## Given exercise
Hand back each line, unchanged, from the top down to the line where "-10.7, -1, -7.9]" sits.

=-=-=-=-=

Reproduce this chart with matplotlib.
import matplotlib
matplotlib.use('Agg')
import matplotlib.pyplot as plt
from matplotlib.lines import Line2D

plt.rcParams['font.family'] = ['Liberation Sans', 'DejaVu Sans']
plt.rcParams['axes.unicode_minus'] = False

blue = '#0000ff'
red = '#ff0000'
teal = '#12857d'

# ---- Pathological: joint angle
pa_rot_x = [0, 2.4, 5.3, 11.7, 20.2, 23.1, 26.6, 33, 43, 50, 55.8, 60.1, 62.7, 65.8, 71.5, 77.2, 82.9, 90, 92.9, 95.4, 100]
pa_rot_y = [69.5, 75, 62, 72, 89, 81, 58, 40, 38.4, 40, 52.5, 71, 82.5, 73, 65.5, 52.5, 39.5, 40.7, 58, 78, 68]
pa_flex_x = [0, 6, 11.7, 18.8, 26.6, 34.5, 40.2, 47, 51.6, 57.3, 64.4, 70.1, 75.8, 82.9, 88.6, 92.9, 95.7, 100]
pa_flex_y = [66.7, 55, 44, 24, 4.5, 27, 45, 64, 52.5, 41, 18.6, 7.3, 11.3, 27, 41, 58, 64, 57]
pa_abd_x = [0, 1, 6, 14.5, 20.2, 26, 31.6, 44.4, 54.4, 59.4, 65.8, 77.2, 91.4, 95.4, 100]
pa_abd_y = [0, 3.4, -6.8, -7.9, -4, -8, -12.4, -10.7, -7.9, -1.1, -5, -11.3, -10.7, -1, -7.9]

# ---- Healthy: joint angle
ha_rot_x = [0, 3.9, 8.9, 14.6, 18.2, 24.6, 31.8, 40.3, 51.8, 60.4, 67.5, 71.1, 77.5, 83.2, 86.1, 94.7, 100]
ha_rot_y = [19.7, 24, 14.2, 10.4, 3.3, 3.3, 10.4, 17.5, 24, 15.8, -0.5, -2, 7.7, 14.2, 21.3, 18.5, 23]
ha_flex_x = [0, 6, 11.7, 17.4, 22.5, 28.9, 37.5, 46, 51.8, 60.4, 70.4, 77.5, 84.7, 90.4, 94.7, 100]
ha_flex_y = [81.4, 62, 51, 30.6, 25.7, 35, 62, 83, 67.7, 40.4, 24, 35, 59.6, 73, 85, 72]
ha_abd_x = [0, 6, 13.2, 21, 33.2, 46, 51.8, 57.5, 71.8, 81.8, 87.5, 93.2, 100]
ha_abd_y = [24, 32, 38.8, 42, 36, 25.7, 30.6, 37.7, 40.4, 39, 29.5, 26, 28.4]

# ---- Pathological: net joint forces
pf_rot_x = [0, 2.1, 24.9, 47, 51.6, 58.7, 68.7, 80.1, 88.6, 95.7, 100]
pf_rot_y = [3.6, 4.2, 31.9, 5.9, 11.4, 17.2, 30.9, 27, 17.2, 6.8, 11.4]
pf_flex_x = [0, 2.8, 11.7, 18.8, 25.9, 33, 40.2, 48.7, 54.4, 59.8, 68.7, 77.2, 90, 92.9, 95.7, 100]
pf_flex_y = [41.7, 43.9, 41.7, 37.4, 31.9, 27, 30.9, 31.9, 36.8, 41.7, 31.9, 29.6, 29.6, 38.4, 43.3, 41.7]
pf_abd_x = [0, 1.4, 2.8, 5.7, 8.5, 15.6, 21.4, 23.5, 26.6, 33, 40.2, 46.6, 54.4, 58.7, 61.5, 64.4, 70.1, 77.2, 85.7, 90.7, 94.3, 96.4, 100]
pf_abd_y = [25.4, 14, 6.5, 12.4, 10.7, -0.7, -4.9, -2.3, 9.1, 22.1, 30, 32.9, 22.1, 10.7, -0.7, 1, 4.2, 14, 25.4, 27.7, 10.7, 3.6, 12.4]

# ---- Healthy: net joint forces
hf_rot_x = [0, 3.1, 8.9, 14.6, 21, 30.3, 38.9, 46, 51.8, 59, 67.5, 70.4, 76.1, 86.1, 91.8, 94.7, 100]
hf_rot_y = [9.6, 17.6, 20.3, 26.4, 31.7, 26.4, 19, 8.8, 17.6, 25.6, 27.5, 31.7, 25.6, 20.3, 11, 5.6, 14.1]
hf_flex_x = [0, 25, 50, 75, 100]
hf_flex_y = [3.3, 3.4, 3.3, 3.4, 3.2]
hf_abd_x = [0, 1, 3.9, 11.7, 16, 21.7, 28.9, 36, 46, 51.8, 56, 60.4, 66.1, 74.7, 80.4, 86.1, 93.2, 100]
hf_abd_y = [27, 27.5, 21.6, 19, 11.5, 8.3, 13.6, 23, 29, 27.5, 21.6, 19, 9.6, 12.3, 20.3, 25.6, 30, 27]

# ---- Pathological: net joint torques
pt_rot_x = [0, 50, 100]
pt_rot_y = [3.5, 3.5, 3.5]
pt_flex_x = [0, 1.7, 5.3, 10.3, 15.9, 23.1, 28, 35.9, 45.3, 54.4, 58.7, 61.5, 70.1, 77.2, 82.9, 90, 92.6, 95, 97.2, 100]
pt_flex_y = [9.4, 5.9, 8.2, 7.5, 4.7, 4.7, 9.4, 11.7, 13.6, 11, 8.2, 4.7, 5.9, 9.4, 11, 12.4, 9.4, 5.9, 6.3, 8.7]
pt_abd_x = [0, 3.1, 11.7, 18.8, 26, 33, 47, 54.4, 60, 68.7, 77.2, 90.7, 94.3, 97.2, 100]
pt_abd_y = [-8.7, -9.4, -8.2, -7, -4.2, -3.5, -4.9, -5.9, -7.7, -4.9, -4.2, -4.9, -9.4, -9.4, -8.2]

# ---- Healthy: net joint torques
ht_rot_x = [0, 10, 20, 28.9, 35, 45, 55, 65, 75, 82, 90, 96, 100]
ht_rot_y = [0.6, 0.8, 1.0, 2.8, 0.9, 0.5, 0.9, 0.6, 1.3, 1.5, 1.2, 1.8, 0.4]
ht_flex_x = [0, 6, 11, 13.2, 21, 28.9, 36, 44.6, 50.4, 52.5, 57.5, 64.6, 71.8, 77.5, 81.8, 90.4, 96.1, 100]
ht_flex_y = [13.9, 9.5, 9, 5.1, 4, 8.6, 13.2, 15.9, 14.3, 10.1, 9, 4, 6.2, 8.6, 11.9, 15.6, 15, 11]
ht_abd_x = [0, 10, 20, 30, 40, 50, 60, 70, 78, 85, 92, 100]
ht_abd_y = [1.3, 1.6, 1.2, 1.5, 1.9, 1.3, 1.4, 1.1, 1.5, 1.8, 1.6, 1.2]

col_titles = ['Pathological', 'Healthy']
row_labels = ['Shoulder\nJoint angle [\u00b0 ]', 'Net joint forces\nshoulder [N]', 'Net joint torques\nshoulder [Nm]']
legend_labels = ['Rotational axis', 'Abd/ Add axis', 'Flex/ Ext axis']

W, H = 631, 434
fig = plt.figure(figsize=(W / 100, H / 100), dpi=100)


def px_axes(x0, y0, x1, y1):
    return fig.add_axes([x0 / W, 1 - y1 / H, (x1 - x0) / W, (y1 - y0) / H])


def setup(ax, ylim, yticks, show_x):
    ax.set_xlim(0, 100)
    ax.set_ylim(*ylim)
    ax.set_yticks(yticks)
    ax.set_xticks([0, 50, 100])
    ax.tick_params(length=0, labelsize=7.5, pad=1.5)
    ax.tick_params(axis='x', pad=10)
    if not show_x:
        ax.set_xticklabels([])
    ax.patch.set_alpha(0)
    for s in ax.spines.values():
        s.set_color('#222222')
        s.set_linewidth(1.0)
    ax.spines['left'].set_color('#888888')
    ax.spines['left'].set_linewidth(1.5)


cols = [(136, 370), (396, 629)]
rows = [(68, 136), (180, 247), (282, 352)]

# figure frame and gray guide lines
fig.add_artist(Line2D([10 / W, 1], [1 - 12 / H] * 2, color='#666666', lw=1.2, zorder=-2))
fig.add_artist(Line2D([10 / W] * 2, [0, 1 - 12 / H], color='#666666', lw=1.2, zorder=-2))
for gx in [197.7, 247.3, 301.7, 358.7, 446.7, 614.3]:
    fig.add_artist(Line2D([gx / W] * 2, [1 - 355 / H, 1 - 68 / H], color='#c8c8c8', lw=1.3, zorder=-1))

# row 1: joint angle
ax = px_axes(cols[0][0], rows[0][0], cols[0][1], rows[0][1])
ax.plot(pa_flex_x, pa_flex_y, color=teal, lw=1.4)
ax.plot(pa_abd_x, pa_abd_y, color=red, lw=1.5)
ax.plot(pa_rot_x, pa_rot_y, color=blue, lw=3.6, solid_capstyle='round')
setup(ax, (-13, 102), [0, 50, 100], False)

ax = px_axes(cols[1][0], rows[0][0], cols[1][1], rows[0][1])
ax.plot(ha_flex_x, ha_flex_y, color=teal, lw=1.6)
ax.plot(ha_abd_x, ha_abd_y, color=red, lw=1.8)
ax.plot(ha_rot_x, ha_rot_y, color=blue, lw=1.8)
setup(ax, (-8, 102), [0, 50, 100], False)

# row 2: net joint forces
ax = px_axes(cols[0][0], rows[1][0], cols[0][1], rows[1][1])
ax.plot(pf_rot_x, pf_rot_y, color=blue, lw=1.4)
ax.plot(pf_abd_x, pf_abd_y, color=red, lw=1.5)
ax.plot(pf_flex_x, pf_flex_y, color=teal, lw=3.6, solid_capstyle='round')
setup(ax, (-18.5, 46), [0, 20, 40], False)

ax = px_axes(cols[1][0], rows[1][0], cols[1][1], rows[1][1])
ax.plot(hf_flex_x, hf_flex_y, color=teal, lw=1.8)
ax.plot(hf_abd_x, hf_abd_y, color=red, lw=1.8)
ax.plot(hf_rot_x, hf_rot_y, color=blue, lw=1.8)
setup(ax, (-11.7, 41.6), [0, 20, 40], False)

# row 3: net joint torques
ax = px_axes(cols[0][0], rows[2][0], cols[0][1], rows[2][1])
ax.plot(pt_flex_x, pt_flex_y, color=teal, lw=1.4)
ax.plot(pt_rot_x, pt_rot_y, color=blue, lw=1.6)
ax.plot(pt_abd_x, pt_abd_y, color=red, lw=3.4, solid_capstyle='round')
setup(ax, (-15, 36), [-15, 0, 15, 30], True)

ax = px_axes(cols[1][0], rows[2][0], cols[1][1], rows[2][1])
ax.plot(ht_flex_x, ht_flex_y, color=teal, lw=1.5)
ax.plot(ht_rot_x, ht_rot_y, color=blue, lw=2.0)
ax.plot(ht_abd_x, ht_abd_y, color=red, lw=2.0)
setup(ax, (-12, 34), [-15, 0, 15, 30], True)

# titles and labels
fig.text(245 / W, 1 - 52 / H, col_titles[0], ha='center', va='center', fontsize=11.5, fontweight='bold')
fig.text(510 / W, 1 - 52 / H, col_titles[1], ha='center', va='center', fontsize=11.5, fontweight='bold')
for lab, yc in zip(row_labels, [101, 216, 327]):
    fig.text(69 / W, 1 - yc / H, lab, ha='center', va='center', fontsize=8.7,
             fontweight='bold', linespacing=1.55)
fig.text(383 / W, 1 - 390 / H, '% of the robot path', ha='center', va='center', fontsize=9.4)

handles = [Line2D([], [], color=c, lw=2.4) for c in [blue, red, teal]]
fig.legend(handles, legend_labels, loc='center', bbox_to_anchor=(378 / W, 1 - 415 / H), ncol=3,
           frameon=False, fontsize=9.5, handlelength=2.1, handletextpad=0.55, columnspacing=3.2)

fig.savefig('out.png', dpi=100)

=-=-=-=-=

## Solution for this problem
Reproduce this chart with matplotlib.
import matplotlib
matplotlib.use('Agg')
import matplotlib.pyplot as plt
from matplotlib.lines import Line2D

plt.rcParams['font.family'] = ['Liberation Sans', 'DejaVu Sans']
plt.rcParams['axes.unicode_minus'] = False

blue = '#0000ff'
red = '#ff0000'
teal = '#12857d'

# ---- Pathological: joint angle
pa_rot_x = [0, 2.4, 5.3, 11.7, 20.2, 23.1, 26.6, 33, 43, 50, 55.8, 60.1, 62.7, 65.8, 71.5, 77.2, 82.9, 90, 92.9, 95.4, 100]
pa_rot_y = [69.5, 75, 62, 72, 89, 81, 58, 40, 38.4, 40, 52.5, 71, 82.5, 73, 65.5, 52.5, 39.5, 40.7, 58, 78, 68]
pa_flex_x = [0, 6, 11.7, 18.8, 26.6, 34.5, 40.2, 47, 51.6, 57.3, 64.4, 70.1, 75.8, 82.9, 88.6, 92.9, 95.7, 100]
pa_flex_y = [66.7, 55, 44, 24, 4.5, 27, 45, 64, 52.5, 41, 18.6, 7.3, 11.3, 27, 41, 58, 64, 57]
pa_abd_x = [0, 1, 6, 14.5, 20.2, 26, 31.6, 44.4, 54.4, 59.4, 65.8, 77.2, 91.4, 95.4, 100]
pa_abd_y = [0, 3.4, -6.8, -7.9, -4, -8, -12.4, -10.7, -7.9, -1.1, -5, -11.3, -10.7, -1, -7.9]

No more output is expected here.